* [Given instruction]
Copy the data exactly as it appears, and do not include any pictures.

--- Start Records provided ---

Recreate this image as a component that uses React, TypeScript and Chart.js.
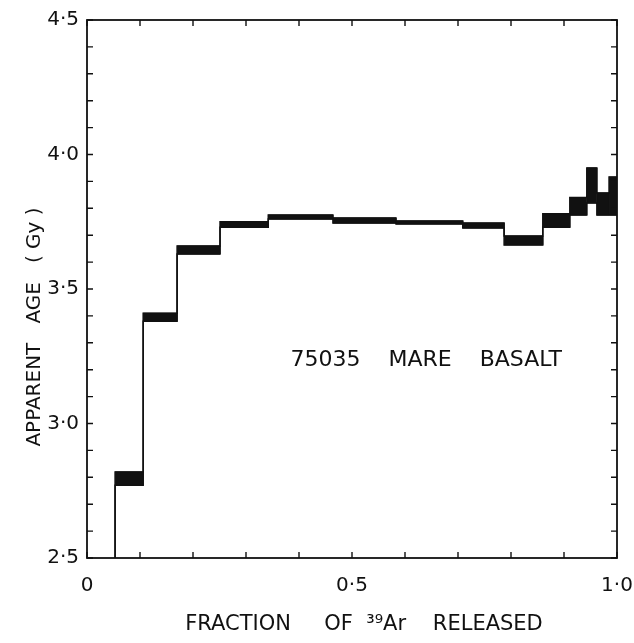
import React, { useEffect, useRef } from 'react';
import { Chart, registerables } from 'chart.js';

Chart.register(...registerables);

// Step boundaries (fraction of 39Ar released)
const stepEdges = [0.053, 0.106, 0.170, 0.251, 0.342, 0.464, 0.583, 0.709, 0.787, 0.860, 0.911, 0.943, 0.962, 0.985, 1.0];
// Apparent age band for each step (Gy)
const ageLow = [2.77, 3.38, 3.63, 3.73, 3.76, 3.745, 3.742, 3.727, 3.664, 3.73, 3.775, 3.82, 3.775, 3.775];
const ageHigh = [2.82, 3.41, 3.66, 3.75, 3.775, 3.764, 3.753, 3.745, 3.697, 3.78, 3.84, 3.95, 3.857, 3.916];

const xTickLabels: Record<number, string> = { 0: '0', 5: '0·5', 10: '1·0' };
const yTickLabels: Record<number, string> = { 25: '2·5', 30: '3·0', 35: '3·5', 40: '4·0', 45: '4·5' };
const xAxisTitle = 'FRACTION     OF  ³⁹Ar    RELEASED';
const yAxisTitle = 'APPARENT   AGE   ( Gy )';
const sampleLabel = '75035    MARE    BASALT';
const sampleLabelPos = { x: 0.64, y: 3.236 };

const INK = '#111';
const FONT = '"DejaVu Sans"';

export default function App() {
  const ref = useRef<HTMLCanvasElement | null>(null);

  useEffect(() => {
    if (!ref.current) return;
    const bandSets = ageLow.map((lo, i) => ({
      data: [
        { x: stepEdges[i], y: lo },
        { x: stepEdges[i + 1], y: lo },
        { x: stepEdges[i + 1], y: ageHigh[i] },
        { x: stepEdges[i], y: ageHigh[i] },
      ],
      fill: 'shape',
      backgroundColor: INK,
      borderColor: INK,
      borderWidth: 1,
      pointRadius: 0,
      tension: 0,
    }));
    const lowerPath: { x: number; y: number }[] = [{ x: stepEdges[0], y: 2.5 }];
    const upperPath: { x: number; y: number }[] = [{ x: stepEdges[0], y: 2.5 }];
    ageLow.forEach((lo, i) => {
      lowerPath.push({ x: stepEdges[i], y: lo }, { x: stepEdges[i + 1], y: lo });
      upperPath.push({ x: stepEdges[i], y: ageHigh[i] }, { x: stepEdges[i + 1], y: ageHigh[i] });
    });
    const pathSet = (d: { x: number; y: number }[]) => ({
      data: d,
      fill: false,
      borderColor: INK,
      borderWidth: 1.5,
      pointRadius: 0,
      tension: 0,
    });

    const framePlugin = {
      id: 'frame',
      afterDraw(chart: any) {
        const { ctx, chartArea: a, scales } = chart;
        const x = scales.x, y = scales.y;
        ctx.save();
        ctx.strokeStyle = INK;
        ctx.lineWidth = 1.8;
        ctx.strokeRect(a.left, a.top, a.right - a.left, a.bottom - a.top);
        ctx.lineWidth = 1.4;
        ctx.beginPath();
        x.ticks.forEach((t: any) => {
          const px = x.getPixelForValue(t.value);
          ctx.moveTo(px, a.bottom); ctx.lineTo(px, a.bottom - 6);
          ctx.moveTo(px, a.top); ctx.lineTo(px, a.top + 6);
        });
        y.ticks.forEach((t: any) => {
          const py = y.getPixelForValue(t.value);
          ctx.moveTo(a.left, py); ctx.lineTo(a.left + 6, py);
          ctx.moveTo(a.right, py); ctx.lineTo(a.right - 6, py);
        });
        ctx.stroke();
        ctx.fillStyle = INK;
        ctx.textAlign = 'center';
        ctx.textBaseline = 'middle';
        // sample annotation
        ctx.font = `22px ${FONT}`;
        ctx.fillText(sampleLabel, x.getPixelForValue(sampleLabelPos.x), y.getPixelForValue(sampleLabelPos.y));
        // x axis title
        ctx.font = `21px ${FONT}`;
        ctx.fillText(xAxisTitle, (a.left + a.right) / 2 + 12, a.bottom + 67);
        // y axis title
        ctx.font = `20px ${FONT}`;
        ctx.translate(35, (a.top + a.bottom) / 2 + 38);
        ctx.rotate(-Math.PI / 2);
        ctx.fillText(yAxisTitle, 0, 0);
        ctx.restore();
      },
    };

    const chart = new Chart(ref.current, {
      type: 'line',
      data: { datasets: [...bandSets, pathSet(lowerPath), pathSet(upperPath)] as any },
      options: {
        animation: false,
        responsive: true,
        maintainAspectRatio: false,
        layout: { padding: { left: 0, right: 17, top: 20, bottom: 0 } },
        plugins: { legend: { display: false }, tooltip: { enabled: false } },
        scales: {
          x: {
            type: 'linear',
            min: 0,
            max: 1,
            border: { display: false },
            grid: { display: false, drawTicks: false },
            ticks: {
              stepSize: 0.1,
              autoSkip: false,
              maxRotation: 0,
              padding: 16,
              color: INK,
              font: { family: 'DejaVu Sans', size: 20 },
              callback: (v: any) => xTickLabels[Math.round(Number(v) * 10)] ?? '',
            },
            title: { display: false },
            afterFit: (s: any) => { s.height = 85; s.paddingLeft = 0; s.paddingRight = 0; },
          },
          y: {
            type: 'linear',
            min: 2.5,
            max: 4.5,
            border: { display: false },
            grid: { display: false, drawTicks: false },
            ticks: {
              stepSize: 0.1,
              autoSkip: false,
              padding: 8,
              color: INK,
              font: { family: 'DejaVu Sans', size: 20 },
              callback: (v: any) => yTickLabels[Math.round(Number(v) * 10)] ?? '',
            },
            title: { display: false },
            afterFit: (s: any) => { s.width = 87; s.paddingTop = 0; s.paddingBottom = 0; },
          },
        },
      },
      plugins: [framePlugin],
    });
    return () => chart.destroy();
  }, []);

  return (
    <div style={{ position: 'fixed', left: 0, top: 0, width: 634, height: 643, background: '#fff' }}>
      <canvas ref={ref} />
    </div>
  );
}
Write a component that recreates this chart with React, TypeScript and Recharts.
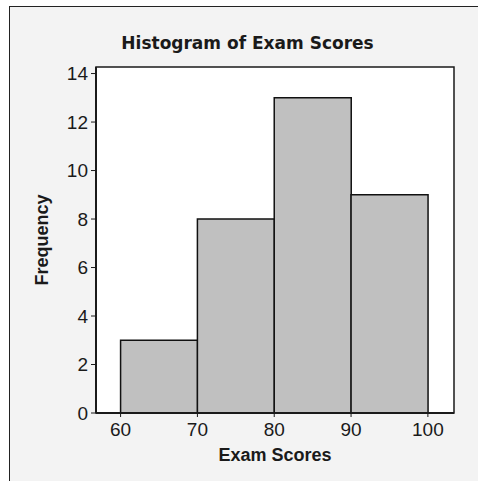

--- End Records provided ---

* [Expected output]
Recreate this image as a component that uses React, TypeScript and Chart.js.
import React, { useEffect, useRef } from 'react';
import { Chart, registerables } from 'chart.js';

Chart.register(...registerables);

// Step boundaries (fraction of 39Ar released)
const stepEdges = [0.053, 0.106, 0.170, 0.251, 0.342, 0.464, 0.583, 0.709, 0.787, 0.860, 0.911, 0.943, 0.962, 0.985, 1.0];
// Apparent age band for each step (Gy)
const ageLow = [2.77, 3.38, 3.63, 3.73, 3.76, 3.745, 3.742, 3.727, 3.664, 3.73, 3.775, 3.82, 3.775, 3.775];
const ageHigh = [2.82, 3.41, 3.66, 3.75, 3.775, 3.764, 3.753, 3.745, 3.697, 3.78, 3.84, 3.95, 3.857, 3.916];

const xTickLabels: Record<number, string> = { 0: '0', 5: '0·5', 10: '1·0' };
const yTickLabels: Record<number, string> = { 25: '2·5', 30: '3·0', 35: '3·5', 40: '4·0', 45: '4·5' };
const xAxisTitle = 'FRACTION     OF  ³⁹Ar    RELEASED';
const yAxisTitle = 'APPARENT   AGE   ( Gy )';
const sampleLabel = '75035    MARE    BASALT';
const sampleLabelPos = { x: 0.64, y: 3.236 };

const INK = '#111';
const FONT = '"DejaVu Sans"';

export default function App() {
  const ref = useRef<HTMLCanvasElement | null>(null);

  useEffect(() => {
    if (!ref.current) return;
    const bandSets = ageLow.map((lo, i) => ({
      data: [
        { x: stepEdges[i], y: lo },
        { x: stepEdges[i + 1], y: lo },
        { x: stepEdges[i + 1], y: ageHigh[i] },
        { x: stepEdges[i], y: ageHigh[i] },
      ],
      fill: 'shape',
      backgroundColor: INK,
      borderColor: INK,
      borderWidth: 1,
      pointRadius: 0,
      tension: 0,
    }));
    const lowerPath: { x: number; y: number }[] = [{ x: stepEdges[0], y: 2.5 }];
    const upperPath: { x: number; y: number }[] = [{ x: stepEdges[0], y: 2.5 }];
    ageLow.forEach((lo, i) => {
      lowerPath.push({ x: stepEdges[i], y: lo }, { x: stepEdges[i + 1], y: lo });
      upperPath.push({ x: stepEdges[i], y: ageHigh[i] }, { x: stepEdges[i + 1], y: ageHigh[i] });
    });
    const pathSet = (d: { x: number; y: number }[]) => ({
      data: d,
      fill: false,
      borderColor: INK,
      borderWidth: 1.5,
      pointRadius: 0,
      tension: 0,
    });

    const framePlugin = {
      id: 'frame',
      afterDraw(chart: any) {
        const { ctx, chartArea: a, scales } = chart;
        const x = scales.x, y = scales.y;
        ctx.save();
        ctx.strokeStyle = INK;
        ctx.lineWidth = 1.8;
        ctx.strokeRect(a.left, a.top, a.right - a.left, a.bottom - a.top);
        ctx.lineWidth = 1.4;
        ctx.beginPath();
        x.ticks.forEach((t: any) => {
          const px = x.getPixelForValue(t.value);
          ctx.moveTo(px, a.bottom); ctx.lineTo(px, a.bottom - 6);
          ctx.moveTo(px, a.top); ctx.lineTo(px, a.top + 6);
        });
        y.ticks.forEach((t: any) => {
          const py = y.getPixelForValue(t.value);
          ctx.moveTo(a.left, py); ctx.lineTo(a.left + 6, py);
          ctx.moveTo(a.right, py); ctx.lineTo(a.right - 6, py);
        });
        ctx.stroke();
        ctx.fillStyle = INK;
        ctx.textAlign = 'center';
        ctx.textBaseline = 'middle';
        // sample annotation
        ctx.font = `22px ${FONT}`;
        ctx.fillText(sampleLabel, x.getPixelForValue(sampleLabelPos.x), y.getPixelForValue(sampleLabelPos.y));
        // x axis title
        ctx.font = `21px ${FONT}`;
        ctx.fillText(xAxisTitle, (a.left + a.right) / 2 + 12, a.bottom + 67);
        // y axis title
        ctx.font = `20px ${FONT}`;
        ctx.translate(35, (a.top + a.bottom) / 2 + 38);
        ctx.rotate(-Math.PI / 2);
        ctx.fillText(yAxisTitle, 0, 0);
        ctx.restore();
      },
    };

    const chart = new Chart(ref.current, {
      type: 'line',
      data: { datasets: [...bandSets, pathSet(lowerPath), pathSet(upperPath)] as any },
      options: {
        animation: false,
        responsive: true,
        maintainAspectRatio: false,
        layout: { padding: { left: 0, right: 17, top: 20, bottom: 0 } },
        plugins: { legend: { display: false }, tooltip: { enabled: false } },
        scales: {
          x: {
            type: 'linear',
            min: 0,
            max: 1,
            border: { display: false },
            grid: { display: false, drawTicks: false },
            ticks: {
              stepSize: 0.1,
              autoSkip: false,
              maxRotation: 0,
              padding: 16,
              color: INK,
              font: { family: 'DejaVu Sans', size: 20 },
              callback: (v: any) => xTickLabels[Math.round(Number(v) * 10)] ?? '',
            },
            title: { display: false },
            afterFit: (s: any) => { s.height = 85; s.paddingLeft = 0; s.paddingRight = 0; },
          },
          y: {
            type: 'linear',
            min: 2.5,
            max: 4.5,
            border: { display: false },
            grid: { display: false, drawTicks: false },
            ticks: {
              stepSize: 0.1,
              autoSkip: false,
              padding: 8,
              color: INK,
              font: { family: 'DejaVu Sans', size: 20 },
              callback: (v: any) => yTickLabels[Math.round(Number(v) * 10)] ?? '',
            },
            title: { display: false },
            afterFit: (s: any) => { s.width = 87; s.paddingTop = 0; s.paddingBottom = 0; },
          },
        },
      },
      plugins: [framePlugin],
    });
    return () => chart.destroy();
  }, []);

  return (
    <div style={{ position: 'fixed', left: 0, top: 0, width: 634, height: 643, background: '#fff' }}>
      <canvas ref={ref} />
    </div>
  );
}
Write a component that recreates this chart with React, TypeScript and Recharts.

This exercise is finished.